Spaniel Border Collie hound? They sure are cute


----------



## cast71 (Sep 16, 2010)

hound and maybe boxer or pit. There all cute but, I especially like the white one:biggrin: Hope these guys find a nice home.


----------



## ruckusluvr (Oct 28, 2009)

thanks guys!!!
im stumped!
i went to look at them...
they are about 6-7 months old. no puppy teeth left, so maybe older?
and they are only like... 18lbs!!!!

i feel in love and took the black and white male home.


----------



## BoxerMommie (Jun 26, 2008)

Puppies are usually done with their puppy teeth by 5 months or so so they could be 6-7. Hope your new addition does well. 

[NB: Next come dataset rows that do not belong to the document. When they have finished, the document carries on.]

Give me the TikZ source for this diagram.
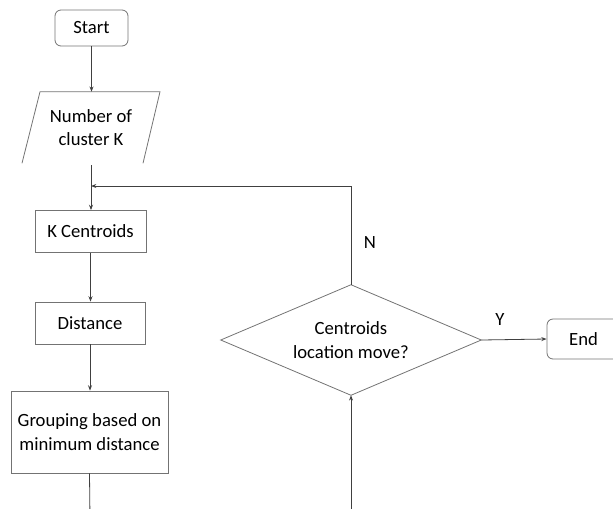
\documentclass[tikz,border=0pt]{standalone}
\usepackage{fontspec}
\setmainfont{Carlito}
\usetikzlibrary{arrows.meta, calc}

\begin{document}
\begin{tikzpicture}[x=0.75pt, y=-0.75pt, >={Stealth[length=4pt,width=3pt]},
  every node/.style={font=\fontsize{14}{17.5}\selectfont, align=center, text=black},
  box/.style={draw=black!55, line width=0.6pt, inner sep=0pt},
  term/.style={box, rounded corners=4.5pt, minimum width=54.75pt, minimum height=27pt},
  flow/.style={->, draw=black!75, line width=0.6pt}]

\useasboundingbox (0,0) rectangle (613,508);
\clip (0,0) rectangle (613,508);

\node[term] (start) at (91.5,28) {Start};
\node[minimum width=90pt, minimum height=53.25pt, inner sep=0pt] (input) at (91,127.5) {Number of\\cluster K};
\draw[box] ($(input.south)+(-69,0)$) -- ($(input.north)+(-51,0)$) -- ($(input.north)+(69,0)$) -- ($(input.south)+(52,0)$);
\node[box, minimum width=83.25pt, minimum height=31.5pt] (kcent) at (90.5,231.5) {K Centroids};
\node[box, minimum width=82.5pt, minimum height=31.5pt] (dist) at (90,323) {Distance};
\node[box, minimum width=117.75pt, minimum height=61.5pt] (group) at (89.5,432) {Grouping based on\\minimum distance};
\node[minimum width=195pt, minimum height=82.5pt, inner sep=0pt] (dec) at (351,340) {Centroids\\location move?};
\draw[box] (dec.north) -- (dec.east) -- (dec.south) -- (dec.west) -- cycle;
\node[term, minimum height=30pt] (end) at (583.5,339) {End};

\coordinate (back) at (91,186);
\coordinate (gout) at (90,520);
\coordinate (din) at (351,520);

\draw[flow] (start) -- (input.north -| start);
\draw[flow] ($(input.south)+(0,2)$) -- (kcent.north -| back);
\draw[flow] (dec.north) |- (back);
\draw[flow] (kcent) -- (dist.north -| kcent);
\draw[flow] (dist) -- (group.north -| dist);
\draw[draw=black!75, line width=0.6pt] (group.south) -- (gout);
\draw[flow] (din) -- (dec.south);
\draw[flow] (dec.east) -- (end.west);

\node (n) at (370,243) {N};
\node (y) at (500,320) {Y};

\end{tikzpicture}
\end{document}
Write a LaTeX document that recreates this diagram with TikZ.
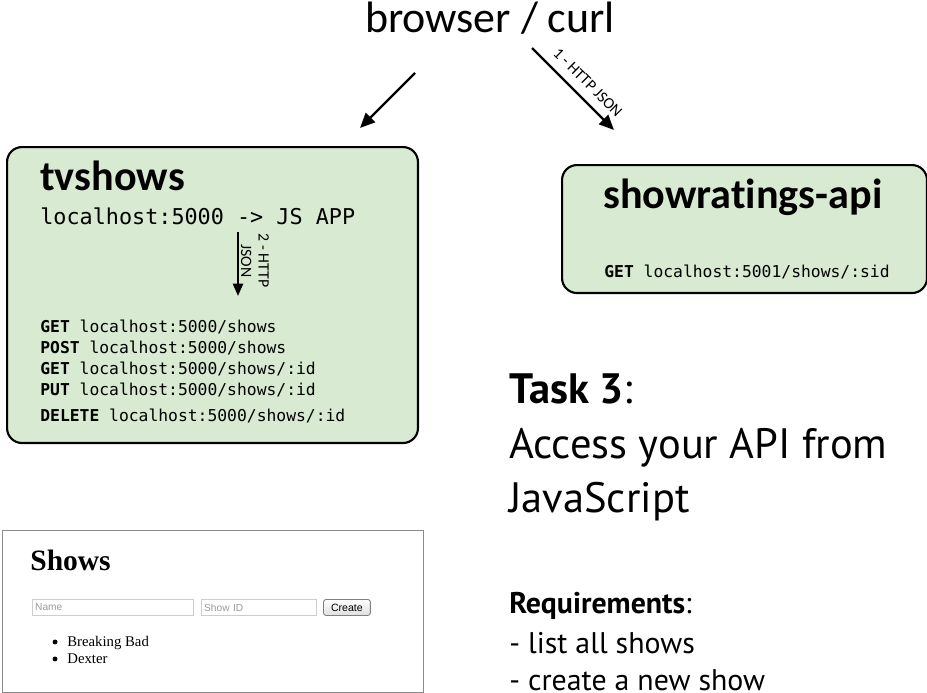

On the breed they don't look like they all have the same father. Maybe but good possibility that they don't. So that's really anybody's guess. If they're only 6 months old then they still have some growing to do. They state they'll be medium breed so that's anywhere from 25-60 pounds or so so 18 doesn't sound too low for that age bracket. Hope he/she gets a clean bill of health and acclimates to your home quickly and easily!

Good luck!


----------



## rannmiller (Jun 27, 2008)

Aww i saw the black and white one, thought border collie, and figured that'd be the one you'd like so I love being right :biggrin:


----------



## ruckusluvr (Oct 28, 2009)

hes dead.
died this morning. vet said from distemper.


----------



## meggels (May 30, 2010)

Oh my god. I am so sorry.


----------



## MollyWoppy (Mar 19, 2010)

Oh, I just saw this. I'm so sorry, that's horrible, the poor little pup. And, poor you.


----------



## DaneMama (Jun 27, 2008)

I'm so sorry for your loss. Find peace as you remember him :frown:


----------



## xxshaelxx (Mar 8, 2010)

Oh my goodness! So sorry for your loss...RIP little pup... :frown::frown::frown::frown:


----------



## 1605 (May 27, 2009)

ruckusluvr said:


> hes dead.
> died this morning. vet said from distemper.


This is terrible! I'm so sorry to hear about it... 

So what did the seller have to say? I see the ad has been removed from Craigslist by the author.


----------



## SpooOwner (Oct 1, 2010)

OMG! How awful! I am so sorry to hear this, Ruckus.


----------



## cast71 (Sep 16, 2010)

Sorry to hear this:frown:


----------